LISTED ENTRIES:
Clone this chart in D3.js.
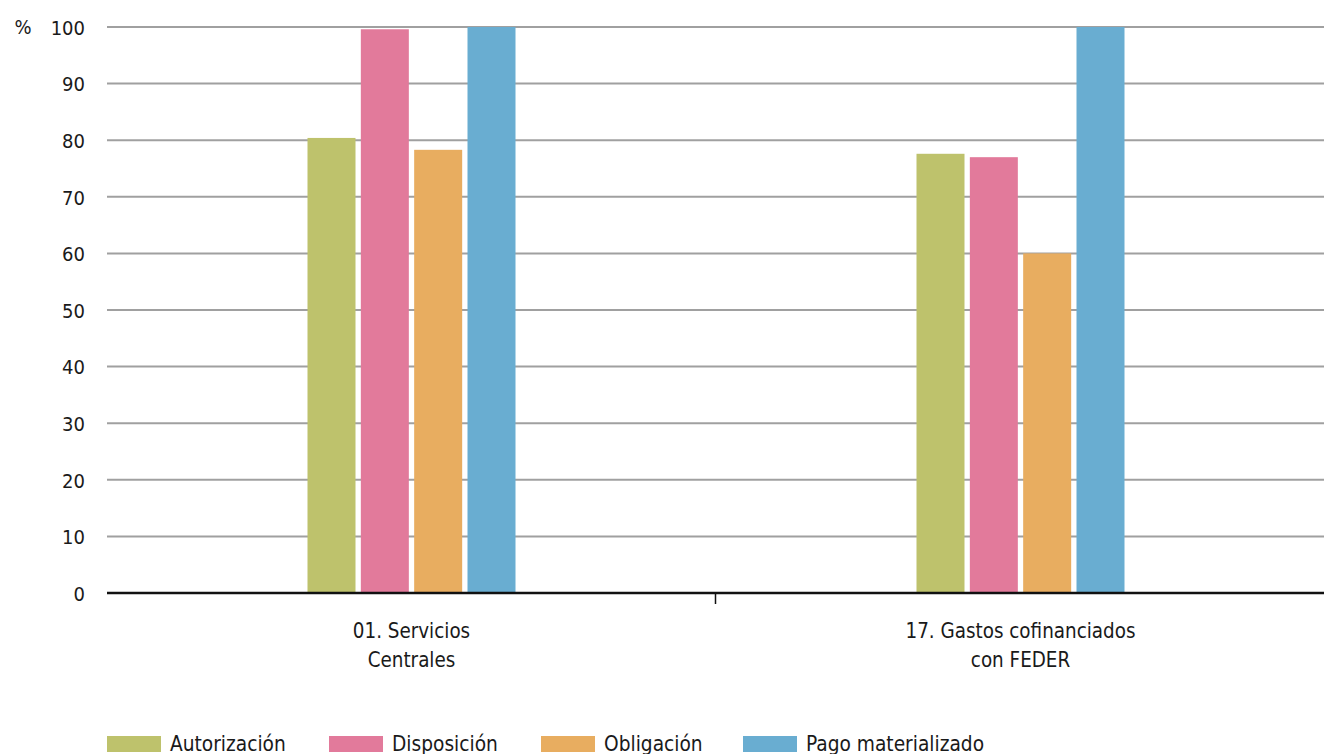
<!DOCTYPE html>
<html><head><meta charset="utf-8">
<script src="https://cdn.jsdelivr.net/npm/d3@7"></script>
<style>
html,body{margin:0;padding:0;background:#fff;}
text{font-family:"DejaVu Sans Condensed","DejaVu Sans",sans-serif;fill:#1a1a1a;}
</style></head>
<body><svg id="chart" width="1324" height="754"></svg>
<script>
const categories = ["01. Servicios|Centrales", "17. Gastos cofinanciados|con FEDER"];
const seriesNames = ["Autorización", "Disposición", "Obligación", "Pago materializado"];
const seriesColors = ["#bec26c", "#e27a9b", "#e8ad60", "#69add1"];
const autorizacion = [80.4, 77.6];
const disposicion = [99.6, 77.0];
const obligacion = [78.3, 60.0];
const pagoMaterializado = [100, 100];
const yTicks = [0, 10, 20, 30, 40, 50, 60, 70, 80, 90, 100];

const seriesValues = [autorizacion, disposicion, obligacion, pagoMaterializado];
const svg = d3.select("#chart");
const mLeft = 107, mRight = 1325, mTop = 27, mBottom = 593;

const x0 = d3.scaleBand().domain(categories).range([mLeft, mRight]);
const x1 = d3.scaleBand().domain(seriesNames).range([0, 208]).paddingInner(0.1);
const y = d3.scaleLinear().domain([0, 100]).range([mBottom, mTop]);

// gridlines
svg.append("g").selectAll("line").data(yTicks.filter(t => t > 0)).join("line")
  .attr("x1", mLeft).attr("x2", 1324)
  .attr("y1", d => y(d)).attr("y2", d => y(d))
  .attr("stroke", "#a0a0a0").attr("stroke-width", 2);

// y axis labels
const yAxis = d3.axisLeft(y).tickValues(yTicks).tickSize(0).tickPadding(0);
const ga = svg.append("g").attr("transform", `translate(85,0)`).call(yAxis);
ga.select(".domain").remove();
ga.selectAll("text").attr("dy", "0.36em").style("font-size", "20px").attr("fill", "#1a1a1a")
  .style("font-family", '"DejaVu Sans Condensed",sans-serif');

svg.append("text").attr("x", 23).attr("y", y(100)).attr("dy", "0.36em")
  .attr("text-anchor", "middle").style("font-size", "20px").text("%");

// bars
categories.forEach((c, ci) => {
  const gx0 = x0(c) + x0.bandwidth() / 2 - 104;
  seriesNames.forEach((s, si) => {
    svg.append("rect")
      .attr("x", gx0 + x1(s)).attr("width", x1.bandwidth())
      .attr("y", y(seriesValues[si][ci])).attr("height", y(0) - y(seriesValues[si][ci]))
      .attr("fill", seriesColors[si]);
  });
});

// baseline and x axis
const xAxis = d3.axisBottom(x0).tickSize(0).tickFormat(() => "");
const gxa = svg.append("g").attr("transform", `translate(0,${mBottom})`).call(xAxis);
gxa.select(".domain").attr("stroke", "#111").attr("stroke-width", 2.5)
  .attr("d", `M${mLeft},0H1324`);
svg.append("line").attr("x1", x0.step() + mLeft - 0.5).attr("x2", x0.step() + mLeft - 0.5)
  .attr("y1", mBottom).attr("y2", mBottom + 11).attr("stroke", "#111").attr("stroke-width", 1.5);

categories.forEach(c => {
  const cx = x0(c) + x0.bandwidth() / 2;
  const lines = c.split("|");
  lines.forEach((l, i) => {
    svg.append("text").attr("x", cx).attr("y", 638 + i * 29)
      .attr("text-anchor", "middle").style("font-size", "20.4px").text(l);
  });
});

// legend
const legendX = [107, 329, 541, 743];
seriesNames.forEach((s, i) => {
  const g = svg.append("g").attr("transform", `translate(${legendX[i]},736)`);
  g.append("rect").attr("width", 54).attr("height", 16).attr("fill", seriesColors[i]);
  g.append("text").attr("x", 63).attr("y", 15)
    .style("font-size", "20.7px").text(s);
});
</script></body></html>
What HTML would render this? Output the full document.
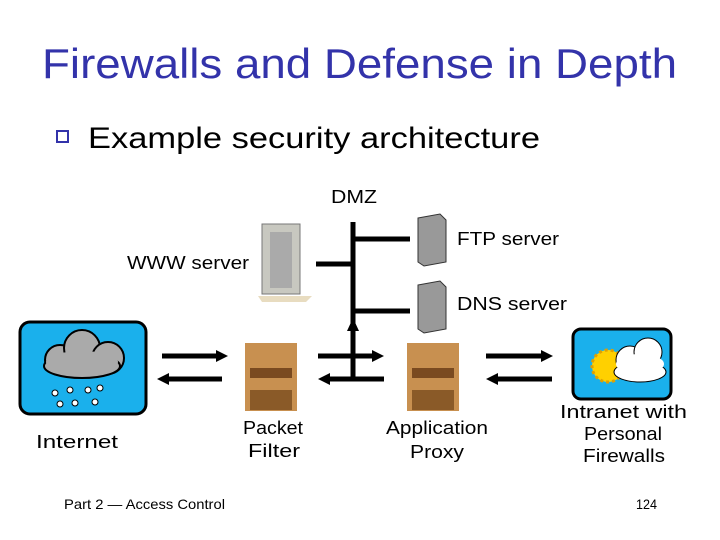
<!DOCTYPE html>
<html><head><meta charset="utf-8"><style>body{margin:0;background:#fff}svg{display:block}</style></head><body>
<svg width="720" height="540" viewBox="0 0 720 540" xmlns="http://www.w3.org/2000/svg" font-family="Liberation Sans, sans-serif">
<rect width="720" height="540" fill="#fff"/>
<text x="42" y="78" font-size="42" fill="#3333aa" textLength="635" lengthAdjust="spacingAndGlyphs">Firewalls and Defense in Depth</text>
<rect x="57" y="131" width="11" height="11" fill="none" stroke="#3333aa" stroke-width="2"/>
<text x="88" y="148" font-size="30" fill="#000" textLength="452" lengthAdjust="spacingAndGlyphs">Example security architecture</text>
<text x="331" y="203" font-size="18" textLength="46" lengthAdjust="spacingAndGlyphs">DMZ</text>
<text x="127" y="269" font-size="18" textLength="122" lengthAdjust="spacingAndGlyphs">WWW server</text>
<text x="457" y="245" font-size="18" textLength="102" lengthAdjust="spacingAndGlyphs">FTP server</text>
<text x="457" y="310" font-size="18" textLength="110" lengthAdjust="spacingAndGlyphs">DNS server</text>
<g stroke="#000" stroke-width="5" fill="none">
<line x1="353" y1="222" x2="353" y2="380"/>
<line x1="353" y1="239" x2="410" y2="239"/>
<line x1="316" y1="264" x2="353" y2="264"/>
<line x1="353" y1="311" x2="410" y2="311"/>
<line x1="318" y1="356" x2="376" y2="356"/>
<line x1="326" y1="379" x2="384" y2="379"/>
<line x1="162" y1="356" x2="220" y2="356"/>
<line x1="165" y1="379" x2="222" y2="379"/>
<line x1="486" y1="356" x2="545" y2="356"/>
<line x1="495" y1="379" x2="552" y2="379"/>
</g>
<g fill="#000">
<polygon points="353,318 347,331 359,331"/>
<polygon points="384,356 372,350 372,362"/>
<polygon points="318,379 330,373 330,385"/>
<polygon points="228,356 216,350 216,362"/>
<polygon points="157,379 169,373 169,385"/>
<polygon points="553,356 541,350 541,362"/>
<polygon points="486,379 498,373 498,385"/>
</g>
<!-- WWW server -->
<rect x="262" y="224" width="38" height="70" fill="#c8c8c0" stroke="#777"/>
<rect x="270" y="232" width="22" height="56" fill="#aaa"/>
<polygon points="258,296 312,296 306,302 262,302" fill="#e8dcc0"/>
<!-- FTP / DNS servers -->
<g fill="#999" stroke="#333">
<polygon points="418,218 440,214 446,220 446,262 424,266 418,262"/>
<polygon points="418,285 440,281 446,287 446,329 424,333 418,329"/>
</g>
<!-- Internet -->
<rect x="20" y="322" width="126" height="92" rx="10" fill="#1ab0ec" stroke="#000" stroke-width="3"/>
<g fill="#aaa" stroke="#000" stroke-width="2">
<circle cx="60" cy="360" r="15"/><circle cx="82" cy="348" r="18"/><circle cx="108" cy="358" r="16"/><ellipse cx="82" cy="366" rx="38" ry="12"/>
</g>
<g fill="#aaa"><ellipse cx="82" cy="362" rx="36" ry="11"/></g>
<g fill="#fff" stroke="#000"><circle cx="55" cy="393" r="3"/><circle cx="70" cy="390" r="3"/><circle cx="88" cy="390" r="3"/><circle cx="100" cy="388" r="3"/><circle cx="60" cy="404" r="3"/><circle cx="75" cy="403" r="3"/><circle cx="95" cy="402" r="3"/></g>
<text x="36" y="448" font-size="18" textLength="82" lengthAdjust="spacingAndGlyphs">Internet</text>
<!-- Firewalls -->
<rect x="245" y="343" width="52" height="68" fill="#c89050"/>
<rect x="250" y="368" width="42" height="10" fill="#7a4a20"/>
<rect x="250" y="390" width="42" height="20" fill="#8a5a28"/>
<rect x="407" y="343" width="52" height="68" fill="#c89050"/>
<rect x="412" y="368" width="42" height="10" fill="#7a4a20"/>
<rect x="412" y="390" width="42" height="20" fill="#8a5a28"/>
<text x="243" y="434" font-size="18" textLength="60" lengthAdjust="spacingAndGlyphs">Packet</text>
<text x="248" y="457" font-size="18" textLength="52" lengthAdjust="spacingAndGlyphs">Filter</text>
<text x="386" y="434" font-size="18" textLength="102" lengthAdjust="spacingAndGlyphs">Application</text>
<text x="410" y="458" font-size="18" textLength="54" lengthAdjust="spacingAndGlyphs">Proxy</text>
<!-- Intranet -->
<rect x="573" y="329" width="98" height="70" rx="8" fill="#1ab0ec" stroke="#000" stroke-width="3"/>
<circle cx="608" cy="366" r="16" fill="#ffd000" stroke="#e0a000" stroke-width="3" stroke-dasharray="3 3"/>
<g fill="#fff" stroke="#000"><circle cx="630" cy="360" r="14"/><circle cx="648" cy="352" r="14"/><ellipse cx="640" cy="372" rx="26" ry="10"/></g>
<ellipse cx="640" cy="364" rx="24" ry="10" fill="#fff"/>
<text x="560" y="418" font-size="18" textLength="127" lengthAdjust="spacingAndGlyphs">Intranet with</text>
<text x="584" y="440" font-size="18" textLength="78" lengthAdjust="spacingAndGlyphs">Personal</text>
<text x="583" y="462" font-size="18" textLength="82" lengthAdjust="spacingAndGlyphs">Firewalls</text>
<text x="64" y="509" font-size="14" textLength="161" lengthAdjust="spacingAndGlyphs">Part 2 — Access Control</text>
<text x="636" y="509" font-size="14" textLength="21" lengthAdjust="spacingAndGlyphs">124</text>
</svg>
</body></html>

EXERCISE AIM:
Print the entries as they stand, first line through the line holding "80, 90, 100];", with every picture removed.

SOLUTION FOR THIS TASK:
Clone this chart in D3.js.
<!DOCTYPE html>
<html><head><meta charset="utf-8">
<script src="https://cdn.jsdelivr.net/npm/d3@7"></script>
<style>
html,body{margin:0;padding:0;background:#fff;}
text{font-family:"DejaVu Sans Condensed","DejaVu Sans",sans-serif;fill:#1a1a1a;}
</style></head>
<body><svg id="chart" width="1324" height="754"></svg>
<script>
const categories = ["01. Servicios|Centrales", "17. Gastos cofinanciados|con FEDER"];
const seriesNames = ["Autorización", "Disposición", "Obligación", "Pago materializado"];
const seriesColors = ["#bec26c", "#e27a9b", "#e8ad60", "#69add1"];
const autorizacion = [80.4, 77.6];
const disposicion = [99.6, 77.0];
const obligacion = [78.3, 60.0];
const pagoMaterializado = [100, 100];
const yTicks = [0, 10, 20, 30, 40, 50, 60, 70, 80, 90, 100];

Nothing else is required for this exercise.